Freehills has topped the mid-year Australia and New Zealand Bloomberg M&A Legal Advisory League Tables for the fifth year running with a deal count of 45- 20 more than its nearest competitor Clayton Utz.

The quarterly tables for the Asia Pacific region also show a growth in the number of M&A deals for the first time in more than a year, signalling positive change for the M&A landscape.

Although the figures are down on the comparative period last year, deal volume is up by 37 per cent compared to the first quarter of 2009.

Despite the difficult financial times that have been navigated over the past 12 months, Freehills corporate M&A partner, Rebecca Maslen-Stannage, said the firm has continued to work on challenging and interesting deals.

“We find that in a difficult market, as circumstances become more challenging and it is harder to do deals, clients really want lawyers who are experienced and can get their deals executed quickly,” she said.

“The fact that we are M&A specialists seems to have worked for us.”

Maslen-Stannage said the encouraging “up-tick” in M&A activity could be attributed to the emergence of cornerstone investors and capital raisings to fund growth and acquisitions rather than to boost balance sheets.

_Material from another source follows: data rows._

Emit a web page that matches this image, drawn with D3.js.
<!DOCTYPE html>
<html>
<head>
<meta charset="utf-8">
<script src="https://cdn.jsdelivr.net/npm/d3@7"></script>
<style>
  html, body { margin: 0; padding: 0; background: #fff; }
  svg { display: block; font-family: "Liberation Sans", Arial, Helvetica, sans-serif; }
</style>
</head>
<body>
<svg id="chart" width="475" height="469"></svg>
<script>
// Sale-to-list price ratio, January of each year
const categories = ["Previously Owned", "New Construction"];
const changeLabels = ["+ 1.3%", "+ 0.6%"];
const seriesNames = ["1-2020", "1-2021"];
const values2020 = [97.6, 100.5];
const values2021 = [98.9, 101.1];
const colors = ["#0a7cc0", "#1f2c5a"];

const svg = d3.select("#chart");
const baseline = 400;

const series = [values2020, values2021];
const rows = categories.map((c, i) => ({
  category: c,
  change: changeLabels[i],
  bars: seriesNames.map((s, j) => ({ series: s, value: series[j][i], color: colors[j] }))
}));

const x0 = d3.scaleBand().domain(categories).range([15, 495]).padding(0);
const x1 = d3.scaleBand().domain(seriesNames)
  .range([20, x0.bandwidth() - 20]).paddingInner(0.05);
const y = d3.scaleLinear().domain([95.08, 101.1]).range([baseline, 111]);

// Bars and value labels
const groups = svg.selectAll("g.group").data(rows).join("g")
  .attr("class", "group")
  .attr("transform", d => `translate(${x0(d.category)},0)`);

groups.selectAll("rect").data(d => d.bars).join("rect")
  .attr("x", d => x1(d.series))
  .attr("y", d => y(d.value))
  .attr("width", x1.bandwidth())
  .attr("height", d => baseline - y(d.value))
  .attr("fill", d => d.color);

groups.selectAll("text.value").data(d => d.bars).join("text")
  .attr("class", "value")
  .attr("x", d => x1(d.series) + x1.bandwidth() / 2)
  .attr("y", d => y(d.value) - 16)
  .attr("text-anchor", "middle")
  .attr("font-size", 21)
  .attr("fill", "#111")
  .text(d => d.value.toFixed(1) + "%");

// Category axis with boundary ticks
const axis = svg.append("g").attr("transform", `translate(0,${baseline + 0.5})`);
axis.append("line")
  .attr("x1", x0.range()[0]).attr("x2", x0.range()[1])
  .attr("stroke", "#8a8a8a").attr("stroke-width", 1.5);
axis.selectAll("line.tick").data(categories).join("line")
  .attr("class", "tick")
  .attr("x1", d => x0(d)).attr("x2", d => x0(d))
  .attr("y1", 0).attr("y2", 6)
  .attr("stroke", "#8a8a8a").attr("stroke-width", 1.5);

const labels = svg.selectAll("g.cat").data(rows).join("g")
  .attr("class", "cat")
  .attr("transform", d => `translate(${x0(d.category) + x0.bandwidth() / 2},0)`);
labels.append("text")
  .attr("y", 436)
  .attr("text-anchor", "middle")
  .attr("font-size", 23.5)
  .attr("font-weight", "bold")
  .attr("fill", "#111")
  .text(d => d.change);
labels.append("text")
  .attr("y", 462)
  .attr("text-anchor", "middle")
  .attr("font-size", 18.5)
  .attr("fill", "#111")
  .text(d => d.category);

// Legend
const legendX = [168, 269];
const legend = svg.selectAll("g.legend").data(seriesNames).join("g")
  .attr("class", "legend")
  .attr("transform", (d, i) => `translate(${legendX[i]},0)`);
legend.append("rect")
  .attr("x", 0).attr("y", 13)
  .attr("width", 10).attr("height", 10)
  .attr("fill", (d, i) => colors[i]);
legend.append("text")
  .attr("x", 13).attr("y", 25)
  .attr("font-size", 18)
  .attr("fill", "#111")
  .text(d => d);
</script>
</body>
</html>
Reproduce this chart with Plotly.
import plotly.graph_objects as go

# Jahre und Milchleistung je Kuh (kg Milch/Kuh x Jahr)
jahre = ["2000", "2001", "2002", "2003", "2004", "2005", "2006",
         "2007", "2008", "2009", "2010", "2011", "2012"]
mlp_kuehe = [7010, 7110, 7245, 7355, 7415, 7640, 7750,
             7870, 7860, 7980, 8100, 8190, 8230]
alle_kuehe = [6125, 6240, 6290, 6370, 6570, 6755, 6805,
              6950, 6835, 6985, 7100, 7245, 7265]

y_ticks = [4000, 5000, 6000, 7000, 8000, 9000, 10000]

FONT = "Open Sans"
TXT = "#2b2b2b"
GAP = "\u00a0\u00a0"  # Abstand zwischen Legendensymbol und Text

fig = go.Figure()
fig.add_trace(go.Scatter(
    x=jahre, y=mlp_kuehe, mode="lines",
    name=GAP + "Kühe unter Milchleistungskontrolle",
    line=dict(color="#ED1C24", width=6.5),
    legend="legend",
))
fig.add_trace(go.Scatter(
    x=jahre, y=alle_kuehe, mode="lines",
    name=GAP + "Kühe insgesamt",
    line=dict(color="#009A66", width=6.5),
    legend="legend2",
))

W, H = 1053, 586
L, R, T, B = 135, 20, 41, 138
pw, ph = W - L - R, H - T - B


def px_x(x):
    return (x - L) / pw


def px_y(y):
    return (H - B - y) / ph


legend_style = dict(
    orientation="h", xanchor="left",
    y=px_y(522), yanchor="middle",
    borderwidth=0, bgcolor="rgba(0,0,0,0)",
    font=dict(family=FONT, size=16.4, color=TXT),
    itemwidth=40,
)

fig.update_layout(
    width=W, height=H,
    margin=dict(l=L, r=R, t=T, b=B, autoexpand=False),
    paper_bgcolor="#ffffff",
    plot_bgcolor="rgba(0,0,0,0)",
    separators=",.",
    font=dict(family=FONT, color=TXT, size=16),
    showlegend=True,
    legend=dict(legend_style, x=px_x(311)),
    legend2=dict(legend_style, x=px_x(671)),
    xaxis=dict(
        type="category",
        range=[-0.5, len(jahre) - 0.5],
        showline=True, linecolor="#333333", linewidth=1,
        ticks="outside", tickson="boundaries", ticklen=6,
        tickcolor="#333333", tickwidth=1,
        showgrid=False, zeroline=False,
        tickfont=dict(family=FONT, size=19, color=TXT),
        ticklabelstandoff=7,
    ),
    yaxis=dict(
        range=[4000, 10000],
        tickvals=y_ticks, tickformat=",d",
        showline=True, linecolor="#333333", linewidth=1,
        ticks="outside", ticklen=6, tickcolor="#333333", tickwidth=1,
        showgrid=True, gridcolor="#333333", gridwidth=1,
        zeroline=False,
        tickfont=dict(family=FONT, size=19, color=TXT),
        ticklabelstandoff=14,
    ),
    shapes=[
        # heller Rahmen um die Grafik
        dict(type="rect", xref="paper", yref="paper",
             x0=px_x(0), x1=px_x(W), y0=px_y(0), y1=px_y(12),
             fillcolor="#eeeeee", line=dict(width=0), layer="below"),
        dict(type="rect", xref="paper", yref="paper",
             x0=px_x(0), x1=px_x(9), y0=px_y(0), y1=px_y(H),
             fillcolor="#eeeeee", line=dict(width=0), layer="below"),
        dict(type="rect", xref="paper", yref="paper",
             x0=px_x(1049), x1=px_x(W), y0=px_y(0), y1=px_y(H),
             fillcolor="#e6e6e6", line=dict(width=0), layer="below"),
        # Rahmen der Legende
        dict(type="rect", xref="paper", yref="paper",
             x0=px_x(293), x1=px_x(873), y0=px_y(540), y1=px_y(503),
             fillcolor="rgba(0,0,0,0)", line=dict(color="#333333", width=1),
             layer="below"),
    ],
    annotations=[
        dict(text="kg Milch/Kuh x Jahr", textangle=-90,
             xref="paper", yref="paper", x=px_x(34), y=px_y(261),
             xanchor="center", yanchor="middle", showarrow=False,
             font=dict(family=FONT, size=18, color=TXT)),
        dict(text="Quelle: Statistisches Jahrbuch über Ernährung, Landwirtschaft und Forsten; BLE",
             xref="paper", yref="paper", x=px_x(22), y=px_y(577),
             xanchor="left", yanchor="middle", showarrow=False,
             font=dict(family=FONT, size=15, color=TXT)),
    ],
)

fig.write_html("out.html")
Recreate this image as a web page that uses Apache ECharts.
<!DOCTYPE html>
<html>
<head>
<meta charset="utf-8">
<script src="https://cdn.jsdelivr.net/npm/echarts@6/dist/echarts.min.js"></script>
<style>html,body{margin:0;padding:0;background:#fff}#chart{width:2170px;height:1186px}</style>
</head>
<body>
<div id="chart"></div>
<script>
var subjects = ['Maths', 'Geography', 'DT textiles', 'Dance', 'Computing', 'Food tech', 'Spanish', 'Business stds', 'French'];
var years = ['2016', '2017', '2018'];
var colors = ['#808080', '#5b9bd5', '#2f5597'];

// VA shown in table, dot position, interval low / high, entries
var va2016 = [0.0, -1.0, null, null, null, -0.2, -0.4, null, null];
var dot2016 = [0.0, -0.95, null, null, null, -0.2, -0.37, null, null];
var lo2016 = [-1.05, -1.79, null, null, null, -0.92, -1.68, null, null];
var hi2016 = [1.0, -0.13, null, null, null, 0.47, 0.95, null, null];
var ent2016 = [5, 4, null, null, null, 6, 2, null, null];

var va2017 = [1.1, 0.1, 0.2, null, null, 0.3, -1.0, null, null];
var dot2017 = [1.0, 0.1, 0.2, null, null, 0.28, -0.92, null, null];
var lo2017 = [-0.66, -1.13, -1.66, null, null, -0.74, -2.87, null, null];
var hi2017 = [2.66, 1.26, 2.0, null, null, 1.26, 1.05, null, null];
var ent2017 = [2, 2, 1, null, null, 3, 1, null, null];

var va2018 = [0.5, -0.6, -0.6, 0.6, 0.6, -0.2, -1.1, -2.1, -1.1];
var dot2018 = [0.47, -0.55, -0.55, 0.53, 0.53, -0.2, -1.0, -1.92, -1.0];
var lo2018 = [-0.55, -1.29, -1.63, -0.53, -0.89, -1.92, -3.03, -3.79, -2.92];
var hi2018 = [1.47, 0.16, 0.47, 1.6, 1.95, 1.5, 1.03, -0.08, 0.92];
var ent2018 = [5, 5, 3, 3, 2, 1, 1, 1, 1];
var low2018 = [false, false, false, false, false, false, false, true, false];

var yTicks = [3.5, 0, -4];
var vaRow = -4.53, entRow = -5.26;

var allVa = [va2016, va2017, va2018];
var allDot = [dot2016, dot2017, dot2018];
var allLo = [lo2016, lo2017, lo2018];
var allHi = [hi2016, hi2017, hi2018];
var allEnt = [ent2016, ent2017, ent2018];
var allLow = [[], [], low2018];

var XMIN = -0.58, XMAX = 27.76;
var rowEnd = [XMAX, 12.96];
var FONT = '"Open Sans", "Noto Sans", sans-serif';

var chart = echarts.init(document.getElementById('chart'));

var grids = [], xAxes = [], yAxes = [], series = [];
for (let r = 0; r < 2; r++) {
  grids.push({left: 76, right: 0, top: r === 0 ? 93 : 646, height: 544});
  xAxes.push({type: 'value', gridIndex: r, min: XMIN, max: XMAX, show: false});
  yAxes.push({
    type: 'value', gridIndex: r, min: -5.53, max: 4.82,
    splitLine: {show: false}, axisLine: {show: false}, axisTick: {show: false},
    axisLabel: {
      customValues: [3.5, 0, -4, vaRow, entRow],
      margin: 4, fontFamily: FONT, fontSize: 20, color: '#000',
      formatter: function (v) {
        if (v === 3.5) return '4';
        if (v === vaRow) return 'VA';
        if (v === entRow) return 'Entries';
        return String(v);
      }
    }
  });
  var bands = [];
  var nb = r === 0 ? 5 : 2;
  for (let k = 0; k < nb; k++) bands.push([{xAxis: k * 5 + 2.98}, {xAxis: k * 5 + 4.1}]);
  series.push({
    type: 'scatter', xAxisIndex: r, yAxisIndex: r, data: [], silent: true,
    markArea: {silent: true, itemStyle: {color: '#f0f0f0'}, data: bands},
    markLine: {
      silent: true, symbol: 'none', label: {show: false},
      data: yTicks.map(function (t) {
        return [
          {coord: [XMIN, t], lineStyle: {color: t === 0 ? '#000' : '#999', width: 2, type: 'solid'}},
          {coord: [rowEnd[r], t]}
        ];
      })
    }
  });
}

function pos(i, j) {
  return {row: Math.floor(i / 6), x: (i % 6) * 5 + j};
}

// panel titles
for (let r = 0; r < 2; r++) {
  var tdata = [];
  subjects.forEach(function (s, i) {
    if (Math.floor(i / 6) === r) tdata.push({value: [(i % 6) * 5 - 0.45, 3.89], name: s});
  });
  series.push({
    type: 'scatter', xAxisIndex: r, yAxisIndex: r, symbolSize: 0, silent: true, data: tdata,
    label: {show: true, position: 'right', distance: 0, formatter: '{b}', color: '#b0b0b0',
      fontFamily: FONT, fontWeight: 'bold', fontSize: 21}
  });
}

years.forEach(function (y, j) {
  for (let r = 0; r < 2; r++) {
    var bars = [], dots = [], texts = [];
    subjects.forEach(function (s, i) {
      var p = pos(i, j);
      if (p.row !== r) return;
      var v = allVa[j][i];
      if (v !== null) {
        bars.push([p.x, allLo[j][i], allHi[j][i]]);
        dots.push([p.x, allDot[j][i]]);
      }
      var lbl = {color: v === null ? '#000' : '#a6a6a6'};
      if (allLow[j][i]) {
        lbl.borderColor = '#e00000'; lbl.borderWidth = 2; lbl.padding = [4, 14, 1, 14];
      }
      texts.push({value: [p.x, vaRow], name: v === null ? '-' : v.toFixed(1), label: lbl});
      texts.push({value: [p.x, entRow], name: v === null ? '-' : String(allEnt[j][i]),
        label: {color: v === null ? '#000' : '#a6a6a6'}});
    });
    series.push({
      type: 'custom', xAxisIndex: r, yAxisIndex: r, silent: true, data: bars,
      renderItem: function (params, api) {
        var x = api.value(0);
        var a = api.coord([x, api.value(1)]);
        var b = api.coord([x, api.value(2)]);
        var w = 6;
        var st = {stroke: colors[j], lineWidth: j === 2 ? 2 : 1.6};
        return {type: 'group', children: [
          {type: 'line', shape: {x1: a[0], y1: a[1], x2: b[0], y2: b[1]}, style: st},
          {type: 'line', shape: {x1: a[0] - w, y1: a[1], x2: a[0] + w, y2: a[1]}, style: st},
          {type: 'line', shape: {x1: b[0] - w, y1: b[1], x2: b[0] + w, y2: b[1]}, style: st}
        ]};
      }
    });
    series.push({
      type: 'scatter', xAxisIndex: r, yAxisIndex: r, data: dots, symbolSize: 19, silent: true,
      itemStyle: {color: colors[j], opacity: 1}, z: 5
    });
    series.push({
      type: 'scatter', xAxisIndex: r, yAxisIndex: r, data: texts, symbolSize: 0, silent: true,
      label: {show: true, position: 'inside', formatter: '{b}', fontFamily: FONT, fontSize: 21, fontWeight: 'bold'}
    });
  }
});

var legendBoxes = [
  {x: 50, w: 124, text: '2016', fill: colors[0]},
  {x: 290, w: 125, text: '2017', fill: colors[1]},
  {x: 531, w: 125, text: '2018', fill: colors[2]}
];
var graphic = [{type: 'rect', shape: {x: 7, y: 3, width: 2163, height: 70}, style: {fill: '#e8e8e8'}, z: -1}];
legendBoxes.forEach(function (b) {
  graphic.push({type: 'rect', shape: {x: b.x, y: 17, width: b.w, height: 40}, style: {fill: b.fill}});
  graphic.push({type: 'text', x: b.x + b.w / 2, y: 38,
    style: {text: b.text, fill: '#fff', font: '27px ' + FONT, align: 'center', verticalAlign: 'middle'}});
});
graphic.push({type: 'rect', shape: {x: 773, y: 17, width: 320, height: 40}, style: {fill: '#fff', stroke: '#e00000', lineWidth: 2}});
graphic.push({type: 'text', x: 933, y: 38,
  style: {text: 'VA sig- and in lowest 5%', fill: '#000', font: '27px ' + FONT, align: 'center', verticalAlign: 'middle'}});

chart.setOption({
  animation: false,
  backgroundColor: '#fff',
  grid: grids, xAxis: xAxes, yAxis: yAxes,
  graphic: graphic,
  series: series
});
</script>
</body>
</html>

“There have been recent significant domestic capital raisings to accumulate future acquisition war-chests, including Viterra for its acquisition of ABB, and Santos,” she said.

Offshore companies have also demonstrated a willingness to put up significant funding for cornerstone investments in Australian companies, with North America, China and Japan the main players.

“The pricing is appealing at the moment so if a company can get funding it is an ideal opportunity to be buying up other companies.”

Adding to the growth of M&A activity, is the fact that the price expectation gap between buyers and sellers has narrowed.

“Price expectations are now lower and that’s when deals can start to happen,” Maslen-Stannage said.

“This trend commenced with the National Australia Bank’s acquisition of Aviva. We expect steady flow of deals to continue throughout the year, as value buying opportunities continue to present themselves.”

According to the Bloomberg tables, the region accounts for 24 per cent of global M&A activity, with 4,200 deals and $180 billion aggregate deal volume. China, Japan, Australia and Hong Kong accounts for 76 per cent of the region’s aggregate deal volume.